▶ **Description of the task**
Set each entry down verbatim, omitting images.

[Dataset entries]
■ ■ ■ ■ ■ ■ ■

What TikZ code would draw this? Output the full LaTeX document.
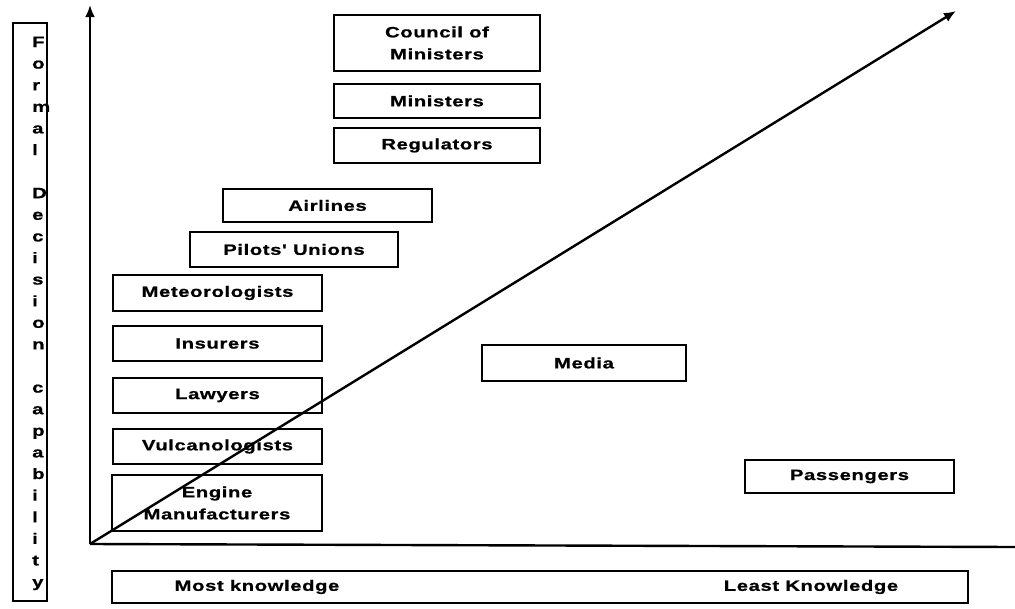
\documentclass[tikz,border=0pt]{standalone}
\usepackage{fontspec}
\usetikzlibrary{arrows.meta}
\newfontfamily\labfont{Liberation Sans}[FakeStretch=1.35,LetterSpace=4,FakeBold=0.8]
\tikzset{
  lab/.style={font=\labfont\bfseries\fontsize{15}{22}\selectfont, text=black},
  box/.style={lab, draw=black, line width=1.8pt, inner sep=0pt, align=center},
  axis/.style={draw=black, line width=2.4pt},
  tip/.style={-{Latex[length=12pt,width=10pt]}}
}
\begin{document}
\begin{tikzpicture}[x=1pt,y=-1pt]
\useasboundingbox (0,0) rectangle (1015,608);

% vertical caption
\node[box, minimum width=34pt, minimum height=578pt] (caption) at (30,312) {};
\foreach \ch [count=\i from 0] in {F,o,r,m,a,l,{},D,e,c,i,s,i,o,n,{},c,a,p,a,b,i,l,i,t,y}
  \node[lab, anchor=base west, inner sep=0pt] (letter\i) at (32,47+\i*21.6) {\ch};

% actors
\node[box, minimum width=206pt, minimum height=56pt] (council) at (437,43) {Council of\\Ministers};
\node[box, minimum width=206pt, minimum height=34pt] (ministers) at (437,101) {Ministers};
\node[box, minimum width=206pt, minimum height=35pt] (regulators) at (437,145.5) {Regulators};
\node[box, minimum width=209pt, minimum height=33pt] (airlines) at (327.5,205.5) {Airlines};
\node[box, minimum width=208pt, minimum height=35pt] (pilots) at (294,249.5) {Pilots' Unions};
\node[box, minimum width=209pt, minimum height=36pt] (meteo) at (217.5,293) {Meteorologists};
\node[box, minimum width=209pt, minimum height=35pt] (insurers) at (217.5,343.5) {Insurers};
\node[box, minimum width=209pt, minimum height=35pt] (lawyers) at (217.5,395.5) {Lawyers};
\node[box, minimum width=209pt, minimum height=35pt] (vulcano) at (217.5,446.5) {Vulcanologists};
\node[box, minimum width=210pt, minimum height=56pt] (engine) at (217,503) {Engine\\Manufacturers};
\node[box, minimum width=204pt, minimum height=36pt] (media) at (584,363) {Media};
\node[box, minimum width=209pt, minimum height=33pt] (passengers) at (849.5,476.5) {Passengers};

% knowledge scale
\node[box, minimum width=856pt, minimum height=32pt] (scale) at (540,587) {};
\node[lab] (most) at (257,587) {Most knowledge};
\node[lab] (least) at (811,587) {Least Knowledge};

% axes
\coordinate (origin) at (90,544);
\coordinate (ytop) at (90,5);
\coordinate (xend) at (1015,547);
\coordinate (diag) at (956,11);
\draw[axis] (origin) -- (xend);
\draw[axis, tip] (origin) -- (ytop);
\draw[axis, tip] (origin) -- (diag);
\end{tikzpicture}
\end{document}
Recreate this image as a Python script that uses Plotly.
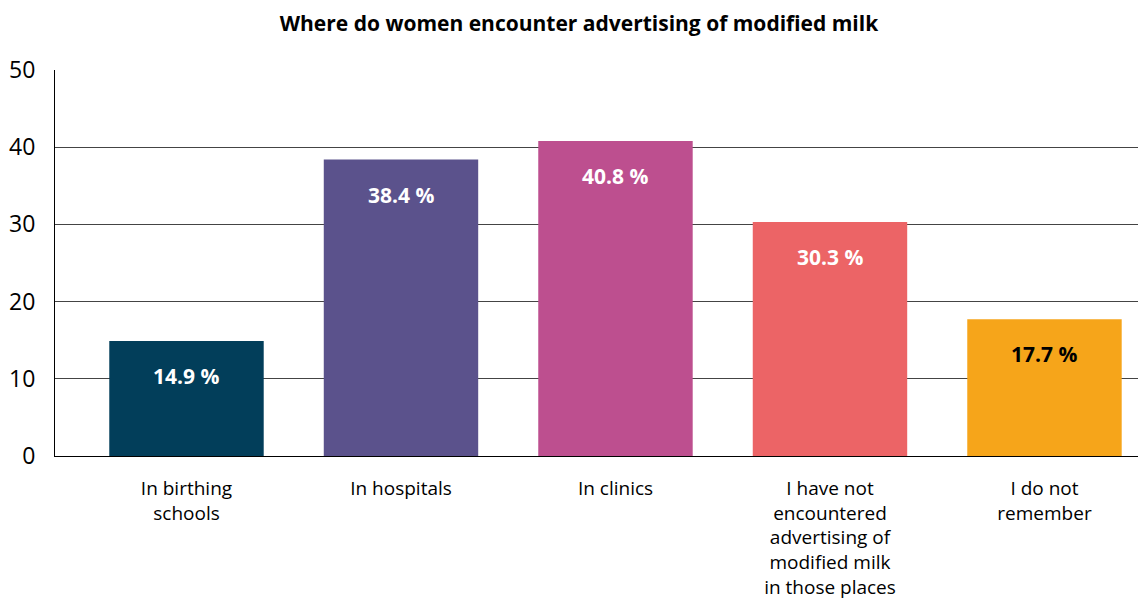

■ ■ ■ ■ ■ ■ ■

▶ **Response to this exercise**
What TikZ code would draw this? Output the full LaTeX document.
\documentclass[tikz,border=0pt]{standalone}
\usepackage{fontspec}
\usetikzlibrary{arrows.meta}
\newfontfamily\labfont{Liberation Sans}[FakeStretch=1.35,LetterSpace=4,FakeBold=0.8]
\tikzset{
  lab/.style={font=\labfont\bfseries\fontsize{15}{22}\selectfont, text=black},
  box/.style={lab, draw=black, line width=1.8pt, inner sep=0pt, align=center},
  axis/.style={draw=black, line width=2.4pt},
  tip/.style={-{Latex[length=12pt,width=10pt]}}
}
\begin{document}
\begin{tikzpicture}[x=1pt,y=-1pt]
\useasboundingbox (0,0) rectangle (1015,608);

% vertical caption
\node[box, minimum width=34pt, minimum height=578pt] (caption) at (30,312) {};
\foreach \ch [count=\i from 0] in {F,o,r,m,a,l,{},D,e,c,i,s,i,o,n,{},c,a,p,a,b,i,l,i,t,y}
  \node[lab, anchor=base west, inner sep=0pt] (letter\i) at (32,47+\i*21.6) {\ch};

% actors
\node[box, minimum width=206pt, minimum height=56pt] (council) at (437,43) {Council of\\Ministers};
\node[box, minimum width=206pt, minimum height=34pt] (ministers) at (437,101) {Ministers};
\node[box, minimum width=206pt, minimum height=35pt] (regulators) at (437,145.5) {Regulators};
\node[box, minimum width=209pt, minimum height=33pt] (airlines) at (327.5,205.5) {Airlines};
\node[box, minimum width=208pt, minimum height=35pt] (pilots) at (294,249.5) {Pilots' Unions};
\node[box, minimum width=209pt, minimum height=36pt] (meteo) at (217.5,293) {Meteorologists};
\node[box, minimum width=209pt, minimum height=35pt] (insurers) at (217.5,343.5) {Insurers};
\node[box, minimum width=209pt, minimum height=35pt] (lawyers) at (217.5,395.5) {Lawyers};
\node[box, minimum width=209pt, minimum height=35pt] (vulcano) at (217.5,446.5) {Vulcanologists};
\node[box, minimum width=210pt, minimum height=56pt] (engine) at (217,503) {Engine\\Manufacturers};
\node[box, minimum width=204pt, minimum height=36pt] (media) at (584,363) {Media};
\node[box, minimum width=209pt, minimum height=33pt] (passengers) at (849.5,476.5) {Passengers};

% knowledge scale
\node[box, minimum width=856pt, minimum height=32pt] (scale) at (540,587) {};
\node[lab] (most) at (257,587) {Most knowledge};
\node[lab] (least) at (811,587) {Least Knowledge};

% axes
\coordinate (origin) at (90,544);
\coordinate (ytop) at (90,5);
\coordinate (xend) at (1015,547);
\coordinate (diag) at (956,11);
\draw[axis] (origin) -- (xend);
\draw[axis, tip] (origin) -- (ytop);
\draw[axis, tip] (origin) -- (diag);
\end{tikzpicture}
\end{document}
Recreate this image as a Python script that uses Plotly.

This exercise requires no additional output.